*Your goal:*
Output every line exactly as written. Leave out pictures.

:::::

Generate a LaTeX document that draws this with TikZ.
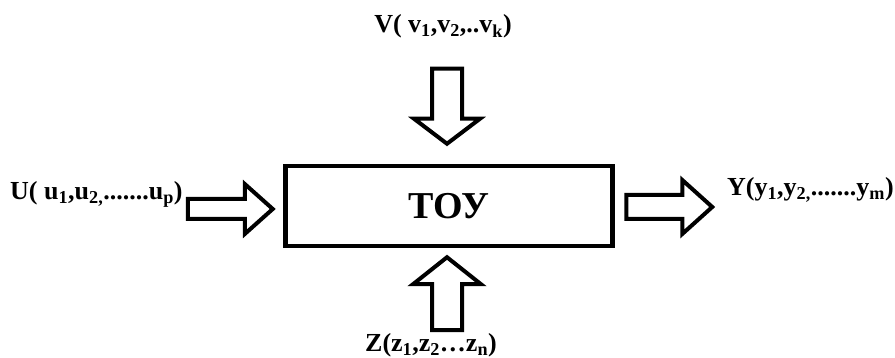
\documentclass[tikz,border=0pt]{standalone}
\usepackage{fontspec}
\setmainfont{Liberation Serif}
\usetikzlibrary{calc}
\tikzset{
  plant/.style={rectangle, draw, line width=4.5pt, minimum width=327pt, minimum height=80pt, font=\fontsize{38}{40}\selectfont\bfseries},
  lbl/.style={inner sep=0pt, font=\fontsize{26}{28}\selectfont\bfseries},
  hollow/.style={draw, line width=4pt, fill=white, line join=miter},
}
% tail, angle, length, shaft half width, head half width, head length
\newcommand{\fatarrow}[6]{%
  \draw[hollow, shift={(#1)}, rotate=#2]
    (0,-#4) -- ({#3-#6},-#4) -- ({#3-#6},-#5) -- (#3,0) -- ({#3-#6},#5) -- ({#3-#6},#4) -- (0,#4) -- cycle;}

\begin{document}
\begin{tikzpicture}[x=1pt, y=1pt]
  \useasboundingbox (0,0) rectangle (895,358);
  \node[plant] (toy) at (449,152) {ТОУ};

  % signals
  \node[lbl, anchor=base west] (ulab) at (10,158) {U( u\textsubscript{1},u\textsubscript{2,}.......u\textsubscript{p})};
  \node[lbl, anchor=base west] (ylab) at (727,162) {Y(y\textsubscript{1},y\textsubscript{2,}.......y\textsubscript{m})};
  \node[lbl, anchor=base] (vlab) at (443,325) {V( v\textsubscript{1},v\textsubscript{2},..v\textsubscript{k})};
  \node[lbl, anchor=base] (zlab) at (431,6) {Z(z\textsubscript{1},z\textsubscript{2}\ldots z\textsubscript{n})};

  % arrows
  \coordinate (uin) at ([xshift=-95.5pt, yshift=-3pt]toy.west);
  \coordinate (yout) at ([xshift=11.5pt, yshift=-1pt]toy.east);
  \coordinate (vin) at ([xshift=-2pt, yshift=95pt]toy.north);
  \coordinate (zin) at ([xshift=-2pt, yshift=-82pt]toy.south);
  \fatarrow{uin}{0}{85}{10}{25}{28}
  \fatarrow{yout}{0}{86}{12}{27}{30}
  \fatarrow{vin}{-90}{75}{15}{33}{25}
  \fatarrow{zin}{90}{73}{15}{34}{27}
\end{tikzpicture}
\end{document}
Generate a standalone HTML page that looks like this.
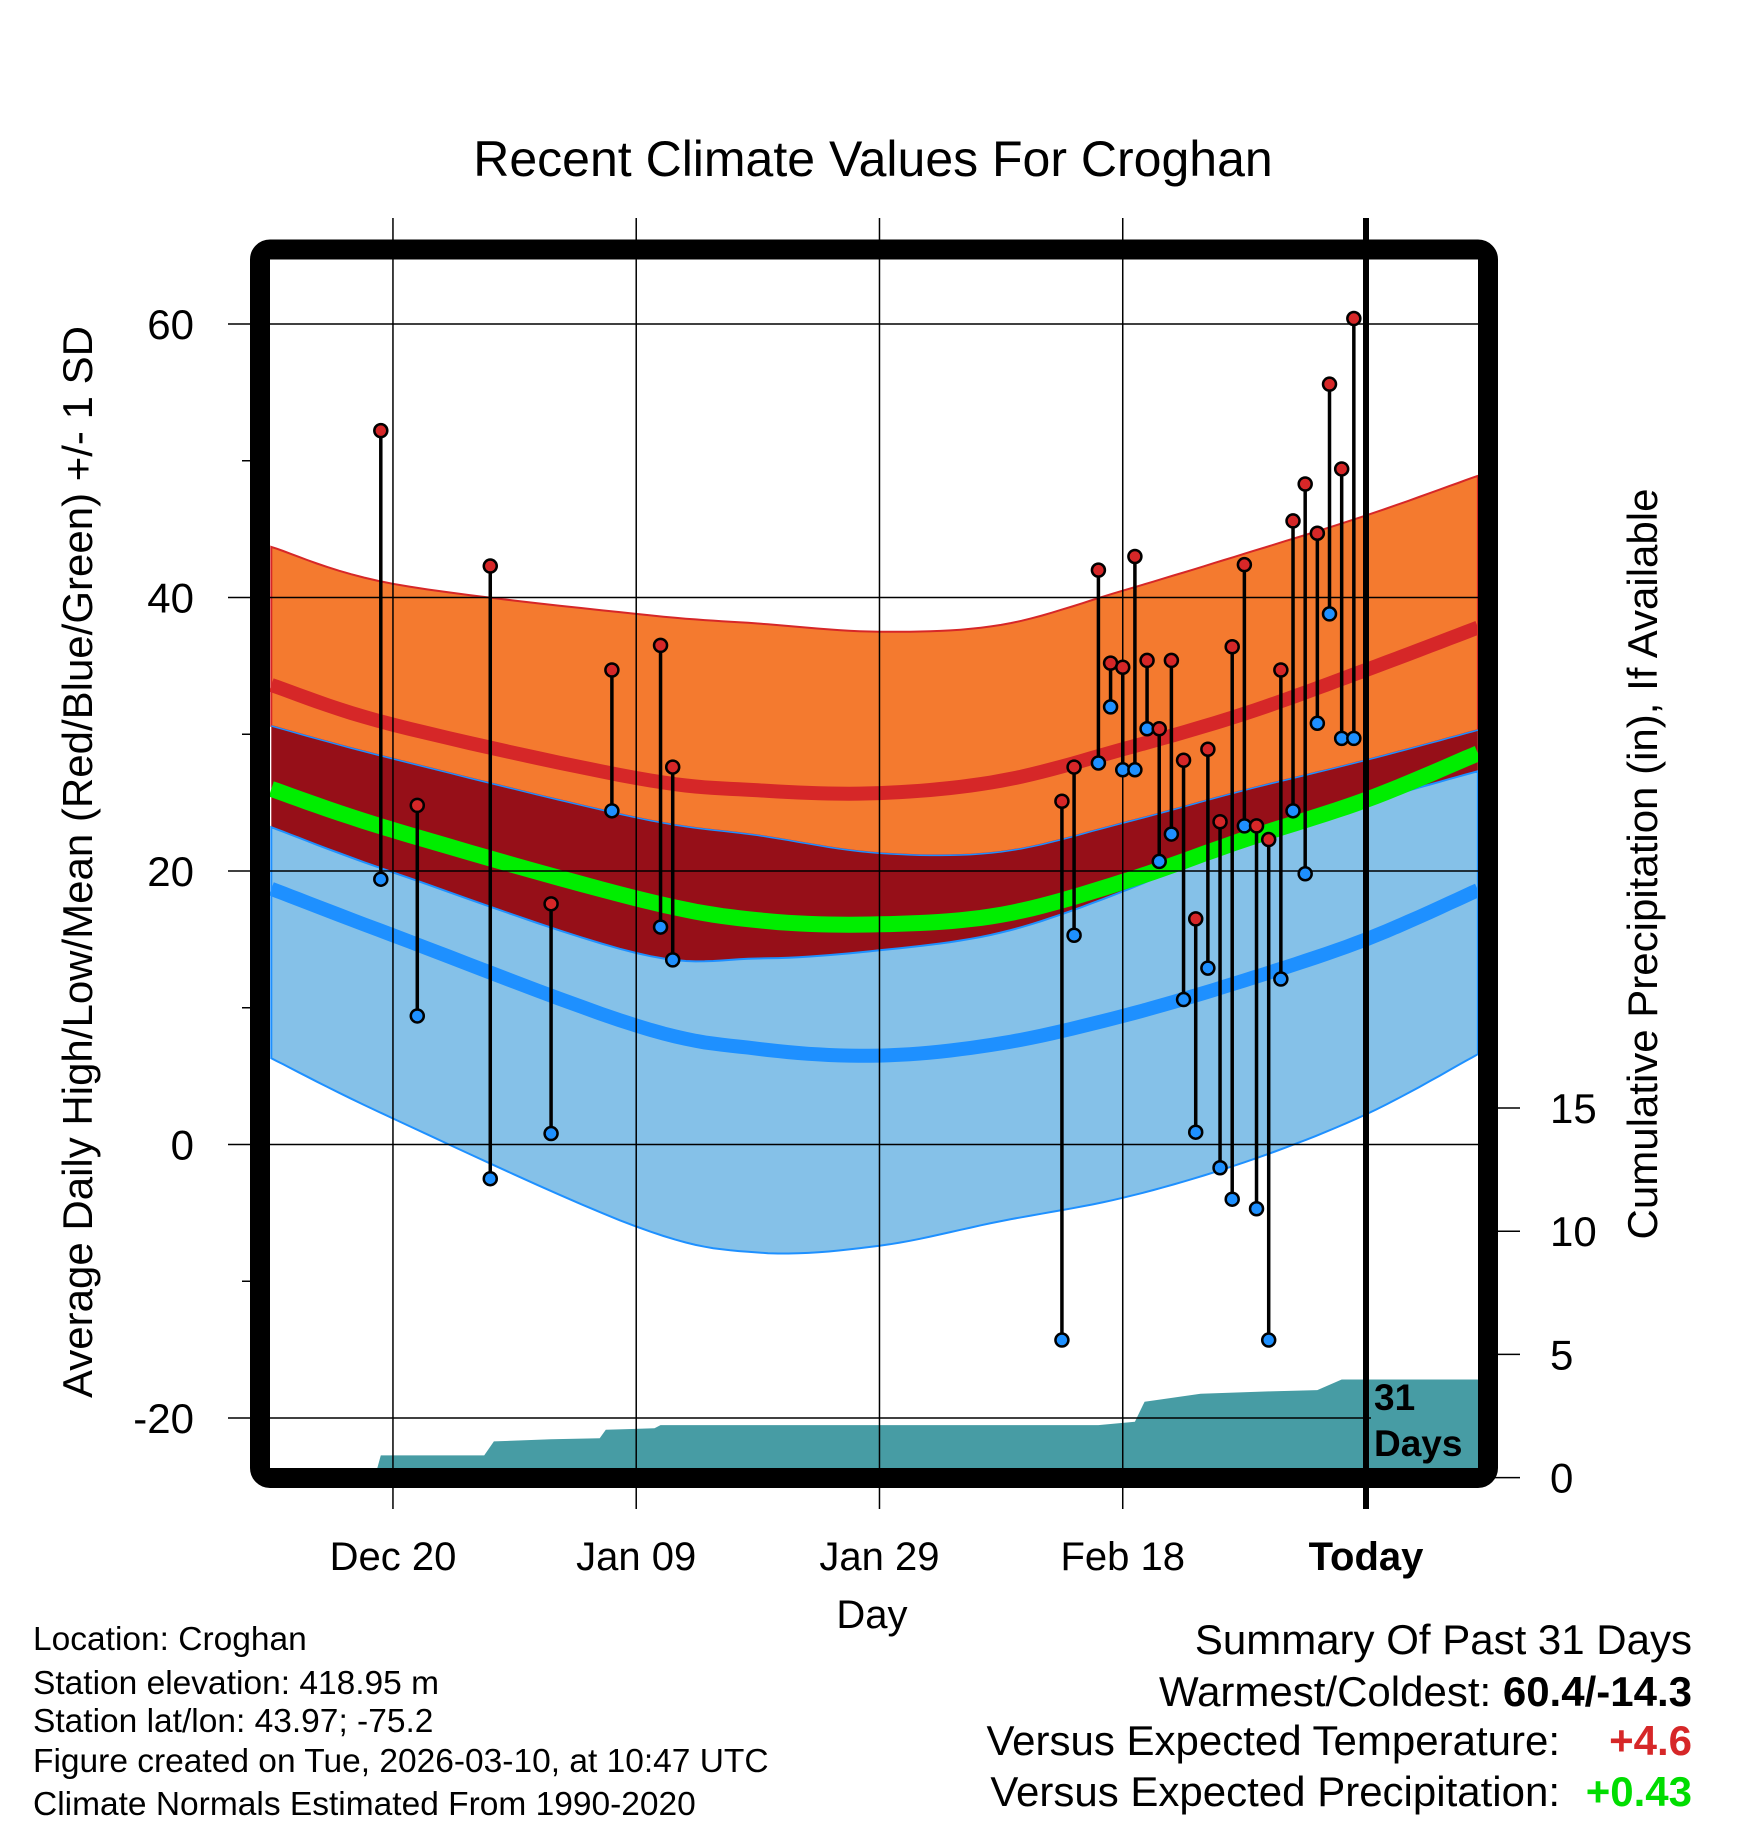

:::::

*The completed task:*
Generate a LaTeX document that draws this with TikZ.
\documentclass[tikz,border=0pt]{standalone}
\usepackage{fontspec}
\setmainfont{Liberation Serif}
\usetikzlibrary{calc}
\tikzset{
  plant/.style={rectangle, draw, line width=4.5pt, minimum width=327pt, minimum height=80pt, font=\fontsize{38}{40}\selectfont\bfseries},
  lbl/.style={inner sep=0pt, font=\fontsize{26}{28}\selectfont\bfseries},
  hollow/.style={draw, line width=4pt, fill=white, line join=miter},
}
% tail, angle, length, shaft half width, head half width, head length
\newcommand{\fatarrow}[6]{%
  \draw[hollow, shift={(#1)}, rotate=#2]
    (0,-#4) -- ({#3-#6},-#4) -- ({#3-#6},-#5) -- (#3,0) -- ({#3-#6},#5) -- ({#3-#6},#4) -- (0,#4) -- cycle;}

\begin{document}
\begin{tikzpicture}[x=1pt, y=1pt]
  \useasboundingbox (0,0) rectangle (895,358);
  \node[plant] (toy) at (449,152) {ТОУ};

  % signals
  \node[lbl, anchor=base west] (ulab) at (10,158) {U( u\textsubscript{1},u\textsubscript{2,}.......u\textsubscript{p})};
  \node[lbl, anchor=base west] (ylab) at (727,162) {Y(y\textsubscript{1},y\textsubscript{2,}.......y\textsubscript{m})};
  \node[lbl, anchor=base] (vlab) at (443,325) {V( v\textsubscript{1},v\textsubscript{2},..v\textsubscript{k})};
  \node[lbl, anchor=base] (zlab) at (431,6) {Z(z\textsubscript{1},z\textsubscript{2}\ldots z\textsubscript{n})};

  % arrows
  \coordinate (uin) at ([xshift=-95.5pt, yshift=-3pt]toy.west);
  \coordinate (yout) at ([xshift=11.5pt, yshift=-1pt]toy.east);
  \coordinate (vin) at ([xshift=-2pt, yshift=95pt]toy.north);
  \coordinate (zin) at ([xshift=-2pt, yshift=-82pt]toy.south);
  \fatarrow{uin}{0}{85}{10}{25}{28}
  \fatarrow{yout}{0}{86}{12}{27}{30}
  \fatarrow{vin}{-90}{75}{15}{33}{25}
  \fatarrow{zin}{90}{73}{15}{34}{27}
\end{tikzpicture}
\end{document}
Generate a standalone HTML page that looks like this.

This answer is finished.